握手をする小田原潔候補=28日午後、大分市
「期待」示す総裁遊説
「まっとうな日本に戻そう。景気回復、国の借金、外交・安全保障は待ったなしだ」。25日、参院選大分選挙区の自民党新人、小田原潔候補(46)は大分市中心部で降りしきる雨に負けじと声を張り上げた。2月から続けた「つじ立ち」で顔はすっかり日焼けした。

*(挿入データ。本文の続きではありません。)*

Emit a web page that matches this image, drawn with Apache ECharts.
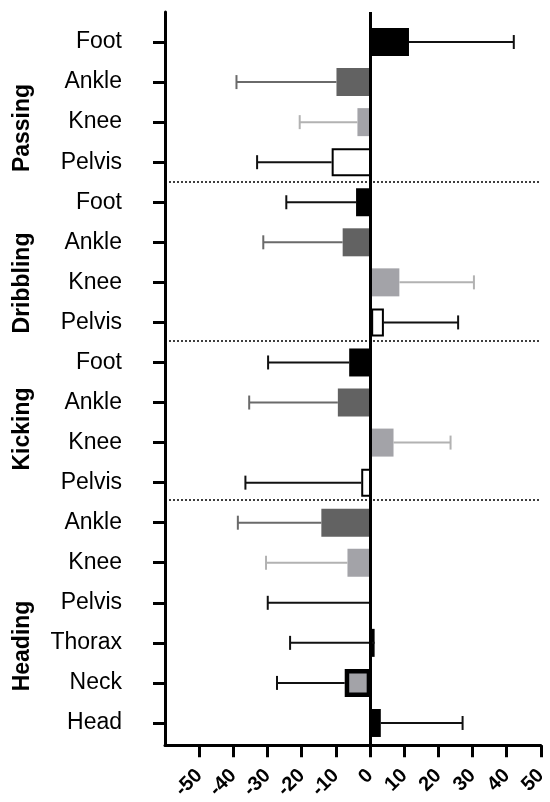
<!DOCTYPE html>
<html>
<head>
<meta charset="utf-8">
<script src="https://cdn.jsdelivr.net/npm/echarts@6/dist/echarts.min.js"></script>
<style>html,body{margin:0;padding:0;background:#fff}#main{width:550px;height:802px}</style>
</head>
<body>
<div id="main"></div>
<script>
// rows, top to bottom
var groups = ['Passing', 'Dribbling', 'Kicking', 'Heading'];
var rowGroup = [0,0,0,0, 1,1,1,1, 2,2,2,2, 3,3,3,3,3,3];
var joints = ['Foot','Ankle','Knee','Pelvis', 'Foot','Ankle','Knee','Pelvis',
              'Foot','Ankle','Knee','Pelvis', 'Ankle','Knee','Pelvis','Thorax','Neck','Head'];
// bar values (mean) and where the one-sided error bar ends
var means   = [11.0, -10.1, -4.0, -11.5,  -4.4, -8.3, 8.2, 3.7,  -6.4, -9.7, 6.5, -2.9,  -14.5, -6.9, -0.5, 1.0, -7.7, 2.8];
var errEnds = [41.5, -39.2, -20.8, -33.2,  -24.7, -31.4, 29.9, 25.3,  -30.0, -35.5, 23.1, -36.6,  -38.8, -30.6, -30.1, -23.6, -27.4, 26.6];
var xTicks = [-50, -40, -30, -20, -10, 0, 10, 20, 30, 40, 50];
// dotted separators between the groups, in row units
var separators = [3.5, 7.5, 11.5];

var FONT = 'Arial, "Liberation Sans", sans-serif';

// look of each joint
var jointStyle = {
    Foot:   { fill: '#000000', border: '#000000', bw: 0,   err: '#111111' },
    Ankle:  { fill: '#626262', border: '#626262', bw: 0,   err: '#6a6a6a' },
    Knee:   { fill: '#a3a3a8', border: '#a3a3a8', bw: 0,   err: '#b2b2b2' },
    Pelvis: { fill: '#ffffff', border: '#000000', bw: 2,   err: '#111111' },
    Thorax: { fill: '#000000', border: '#000000', bw: 0,   err: '#111111' },
    Neck:   { fill: '#a3a3a8', border: '#000000', bw: 4.5, err: '#111111' },
    Head:   { fill: '#000000', border: '#000000', bw: 0,   err: '#111111' }
};

var rowKeys = joints.map(function (j, i) { return groups[rowGroup[i]] + '|' + j; });

var barData = means.map(function (v, i) {
    var s = jointStyle[joints[i]];
    return { value: v, itemStyle: { color: s.fill, borderColor: s.border, borderWidth: s.bw } };
});

var errData = means.map(function (v, i) { return [v, errEnds[i], i]; });

function renderErr(params, api) {
    var i = api.value(2);
    var a = api.coord([api.value(0), i]);
    var b = api.coord([api.value(1), i]);
    var c = jointStyle[joints[i]].err;
    return {
        type: 'group',
        children: [
            { type: 'line', shape: { x1: a[0], y1: a[1], x2: b[0], y2: b[1] },
              style: { stroke: c, lineWidth: 2 } },
            { type: 'line', shape: { x1: b[0], y1: b[1] - 7, x2: b[0], y2: b[1] + 7 },
              style: { stroke: c, lineWidth: 2 } }
        ]
    };
}

var markLines = separators.map(function (s) {
    return { yAxis: s, lineStyle: { color: '#000', width: 1.5, type: [2, 2] } };
});
markLines.push({ xAxis: 0, lineStyle: { color: '#000', width: 3, type: 'solid' } });

var myChart = echarts.init(document.getElementById('main'));

var option = {
    animation: false,
    backgroundColor: '#fff',
    grid: [
        { left: 165, right: 7, top: 12, bottom: 52 },
        { left: 165, right: 7, top: 22, height: 721 }
    ],
    xAxis: [{
        gridIndex: 0, type: 'value', min: -60, max: 50,
        axisLine: { show: true, onZero: false, lineStyle: { color: '#000', width: 3 } },
        axisTick: { show: true, length: 12, lineStyle: { color: '#000', width: 3 }, customValues: xTicks },
        axisLabel: { customValues: xTicks, rotate: 45, margin: 27, fontSize: 20, fontWeight: 'bold',
                     color: '#000', fontFamily: FONT },
        splitLine: { show: false }
    }, {
        gridIndex: 1, type: 'value', min: -60, max: 50, show: false
    }],
    yAxis: [{
        // frame axis in row units, same scale as the rows below
        gridIndex: 0, type: 'value', inverse: true, min: -0.756, max: 17.67,
        axisLine: { show: true, onZero: false, lineStyle: { color: '#000', width: 3 } },
        axisTick: { show: false }, axisLabel: { show: false }, splitLine: { show: false }
    }, {
        gridIndex: 1, type: 'category', inverse: true, data: rowKeys,
        axisLine: { show: false, onZero: false },
        axisTick: { show: true, alignWithLabel: true, length: 12, lineStyle: { color: '#000', width: 3 } },
        axisLabel: {
            margin: 43, fontSize: 23, color: '#000', fontFamily: FONT,
            formatter: function (v) { return v.split('|')[1]; }
        },
        splitLine: { show: false }
    }],
    graphic: groups.map(function (g, k) {
        var yc = [128, 283, 429, 646][k];
        return {
            type: 'text', x: 23, y: yc, rotation: Math.PI / 2,
            style: { text: g, fontSize: 23, fontWeight: 'bold', fontFamily: FONT, fill: '#000',
                     textAlign: 'center', textVerticalAlign: 'middle' }
        };
    }),
    series: [{
        type: 'bar', xAxisIndex: 1, yAxisIndex: 1,
        barWidth: 28, data: barData, z: 2
    }, {
        type: 'custom', xAxisIndex: 1, yAxisIndex: 1,
        renderItem: renderErr, encode: { x: [0, 1], y: 2 },
        data: errData, z: 3
    }, {
        type: 'scatter', xAxisIndex: 0, yAxisIndex: 0, data: [],
        markLine: {
            silent: true, symbol: 'none', label: { show: false }, z: 5,
            data: markLines
        }
    }]
};

myChart.setOption(option);
</script>
</body>
</html>
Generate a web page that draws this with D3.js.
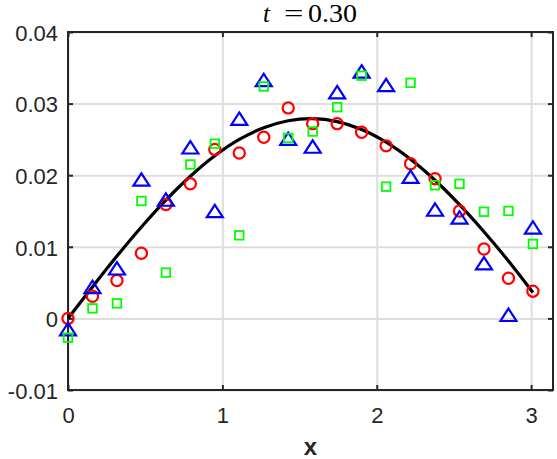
<!DOCTYPE html>
<html><head><meta charset="utf-8">
<script src="https://cdn.jsdelivr.net/npm/d3@7/dist/d3.min.js"></script>
<style>body{margin:0;background:#fff}svg{display:block}</style>
</head><body>
<svg id="c" width="557" height="459"></svg>
<script>
const xValues = [0,0.1585,0.317,0.4755,0.634,0.7925,0.951,1.1095,1.268,1.4265,1.585,1.7435,1.902,2.0605,2.219,2.3775,2.536,2.6945,2.853,3.0115];
const exactLine = [0,0.0044,0.0087,0.01277,0.01653,0.01986,0.02271,0.02499,0.02663,0.02761,0.0279,0.02748,0.02638,0.02461,0.02222,0.01929,0.01588,0.0121,0.00802,0.00362];
const circleSeries = [0.0000,0.0031,0.0053,0.0091,0.0159,0.0188,0.0236,0.0231,0.0253,0.0294,0.0272,0.0272,0.0260,0.0241,0.0216,0.0195,0.0150,0.0097,0.0056,0.0038];
const triangleSeries = [-0.0015,0.0044,0.0070,0.0194,0.0166,0.0239,0.0150,0.0279,0.0333,0.0251,0.0240,0.0316,0.0345,0.0326,0.0198,0.0152,0.0141,0.0077,0.0005,0.0127];
const squareSeries = [-0.0027,0.0014,0.0021,0.0164,0.0064,0.0215,0.0244,0.0116,0.0324,0.0252,0.0261,0.0295,0.0339,0.0184,0.0329,0.0186,0.0188,0.0149,0.0150,0.0104];
const xTicks = [0,1,2,3];
const yTicks = [-0.01,0,0.01,0.02,0.03,0.04];
const yTickLabels = ["-0.01","0","0.01","0.02","0.03","0.04"];
const titleValue = "0.30";
const xLabel = "x";

const L=68,R=553,T=32,B=390;
const svg=d3.select("#c");
const x=d3.scaleLinear().domain([0,Math.PI]).range([L,R]);
const y=d3.scaleLinear().domain([-0.01,0.04]).range([B,T]);
const axc="#262626";

// grid
svg.append("g").attr("transform",`translate(0,${B})`)
  .call(d3.axisBottom(x).tickValues(xTicks).tickSize(-(B-T)).tickFormat(""))
  .call(g=>{g.select(".domain").remove();g.selectAll("line").attr("stroke","#dedede").attr("stroke-width",2);});
svg.append("g").attr("transform",`translate(${L},0)`)
  .call(d3.axisLeft(y).tickValues(yTicks).tickSize(-(R-L)).tickFormat(""))
  .call(g=>{g.select(".domain").remove();g.selectAll("line").attr("stroke","#dedede").attr("stroke-width",2);});

// box
svg.append("rect").attr("x",L).attr("y",T).attr("width",R-L).attr("height",B-T)
  .attr("fill","none").attr("stroke",axc).attr("stroke-width",2);

// inward ticks
function ticks(gen,tr){
  svg.append("g").attr("transform",tr).call(gen)
   .call(g=>{g.select(".domain").remove();g.selectAll("line").attr("stroke",axc).attr("stroke-width",2);});
}
ticks(d3.axisBottom(x).tickValues(xTicks).tickSizeInner(-5).tickFormat(""),`translate(0,${B})`);
ticks(d3.axisTop(x).tickValues(xTicks).tickSizeInner(-5).tickFormat(""),`translate(0,${T})`);
ticks(d3.axisLeft(y).tickValues(yTicks).tickSizeInner(-5).tickFormat(""),`translate(${L},0)`);
ticks(d3.axisRight(y).tickValues(yTicks).tickSizeInner(-5).tickFormat(""),`translate(${R},0)`);

// tick labels
svg.append("g").attr("transform",`translate(0,${B})`)
  .call(d3.axisBottom(x).tickValues(xTicks).tickSize(0).tickPadding(17).tickFormat(d3.format("d")))
  .call(g=>{g.select(".domain").remove();g.selectAll("text").attr("font-family","'Liberation Sans',Arial,sans-serif").attr("font-size",22).attr("fill",axc);});
svg.append("g").attr("transform",`translate(${L},0)`)
  .call(d3.axisLeft(y).tickValues(yTicks).tickSize(0).tickPadding(10).tickFormat((d,i)=>yTickLabels[i]))
  .call(g=>{g.select(".domain").remove();g.selectAll("text").attr("font-family","'Liberation Sans',Arial,sans-serif").attr("font-size",22).attr("fill",axc).attr("dy","0.38em");});

// title
const tf="'Liberation Serif','Times New Roman',serif";
const tg=svg.append("g").attr("font-family",tf).attr("font-size",25).attr("fill","#000");
tg.append("text").attr("x",263).attr("y",22).attr("font-style","italic").text("t");
tg.append("text").attr("transform","translate(284,22) scale(1.38,1)").text("=");
tg.append("text").attr("x",308).attr("y",22).attr("textLength",49).attr("lengthAdjust","spacingAndGlyphs").text(titleValue);

// x label
svg.append("text").attr("x",(L+R)/2).attr("y",455).attr("text-anchor","middle")
  .attr("font-family","'Liberation Sans',Arial,sans-serif").attr("font-size",24).attr("font-weight","bold").attr("fill",axc).text(xLabel);

// exact line
svg.append("path").datum(xValues.map((v,i)=>[v,exactLine[i]]))
  .attr("d",d3.line().x(d=>x(d[0])).y(d=>y(d[1])).curve(d3.curveCatmullRom))
  .attr("fill","none").attr("stroke","#000").attr("stroke-width",3.2);

// circles
svg.append("g").selectAll("circle").data(xValues.map((v,i)=>[v,circleSeries[i]])).join("circle")
  .attr("cx",d=>x(d[0])).attr("cy",d=>y(d[1])).attr("r",5.6)
  .attr("fill","none").attr("stroke","#ff0000").attr("stroke-width",2.2);
// triangles
svg.append("g").selectAll("path").data(xValues.map((v,i)=>[v,triangleSeries[i]])).join("path")
  .attr("transform",d=>`translate(${x(d[0])},${y(d[1])})`)
  .attr("d","M0,-6.2L8,6.2L-8,6.2Z")
  .attr("fill","none").attr("stroke","#0000ff").attr("stroke-width",2.2).attr("stroke-linejoin","miter");
// squares
svg.append("g").selectAll("rect").data(xValues.map((v,i)=>[v,squareSeries[i]])).join("rect")
  .attr("x",d=>x(d[0])-4.3).attr("y",d=>y(d[1])-4.3).attr("width",8.6).attr("height",8.6)
  .attr("fill","none").attr("stroke","#00ff00").attr("stroke-width",1.8);
</script>
</body></html>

駆け付けた谷垣禎一党総裁は「この人なら新しい自民党をつくれると公認した」と外資系証券会社を辞めて選挙に挑む小田原氏の清新さをアピール。演説後、2人とも聴衆の中に駆け込んで握手して回った。
「大分入りは党本部の提案。野党になっても総裁遊説は別格だ」。阿部英仁県連幹事長は党本部の期待を感じ、表情を引き締めた。
昨年の衆院選の「県内3選挙区全敗」から再起を期す戦い。公募で小田原氏を選び、知名度アップを図ってきた。公示直前に連立与党時代に選挙協力を続けてきた公明党の支援を取り付け、戦う態勢は整った。
だが野党転落も影響した組織力の低下は不安材料だ。大分3区内の地域支部関係者は「これまでの国政選挙と違って市町村ごとの後援会をつくらず、得票活動のノルマもない。自民党の強みだった組織選挙が機能していない」と指摘する。
「県議、市町村議の動きには、まだ地域によって濃淡がある」(県連幹部)と組織全体で危機感を共有できていないことにいらだちの声も聞こえる。
報道機関の世論調査で「現職先行」が伝えられた27日夜、国東市内の個人演説会で岩屋毅県連会長は「追いつける差だ。必ず追いつき追い越せる」と訴えた。「新生自民党」も有権者の審判を受けることになる。